Quant à la « représentation de la parole » par la musique, il faut avouer qu’elle fut rarement plus fidèle. « Si vous voulez bien chanter ma musique, disait Lully, allez entendre la Champmeslé. » Ce mot résume non seulement l’art des interprètes, mais celui du maître. On sait comment Lully travaillait. Lorsqu’il avait, — après de longs débats, — accepté de Quinault le texte d’une scène, son premier soin était de l’apprendre par cœur. Puis « il s’établissait à son clavecin, chantait et rechantait les paroles, battait son clavecin et faisait une basse continue. Quand il avait achevé son chant, il se l’imprimait tellement dans la tête, qu’il ne s’y serait pas mépris d’une note. L’Alouette ou Colasse venaient, auxquels il le dictait. Le lendemain, il ne s’en souvenait plus guère[1]. »
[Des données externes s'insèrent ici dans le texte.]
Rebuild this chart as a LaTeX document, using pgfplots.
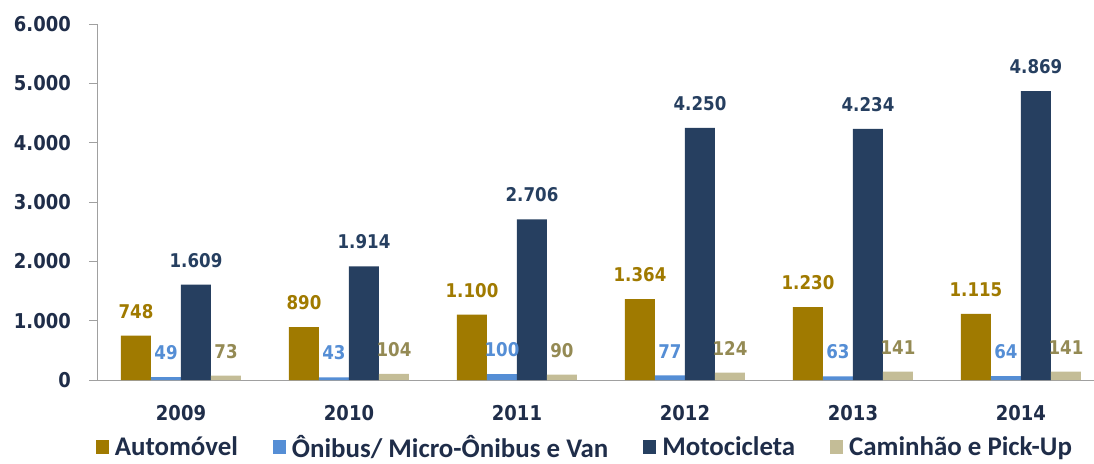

Les amateurs ou les critiques du temps n’attachaient pas à la parole une moindre importance. Un jour que, devant Perrault, on reprochait aux poèmes de Quinault, — le reproche aujourd’hui nous étonne, — d’abonder en expressions communes, Perrault soutint que celles-ci n’étaient pas seulement convenables, mais nécessaires à la musique. Sans elles, ajouta-t-il pour les défendre, « on ferait des paroles que les musiciens ne pourraient chanter et que les auditeurs ne pourraient entendre. Vous savez que la voix, quelque nette qu’elle soit, mange toujours une partie de ce qu’elle chante et que, quelque naturelles et communes que soient les pensées et les paroles d’un air, on en perd toujours quelque chose. Que serait-ce si ces pensées étaient bien subtiles et recherchées et si les mots qui les expriment étaient des mots peu usités et de ceux qui n’entrent que dans la grande et sublime poésie ? On n’en entendrait rien du tout. Il faut que, dans un mot qui se

  1. Vie de Quinault, en tête de ses Œuvres (édition de 1778).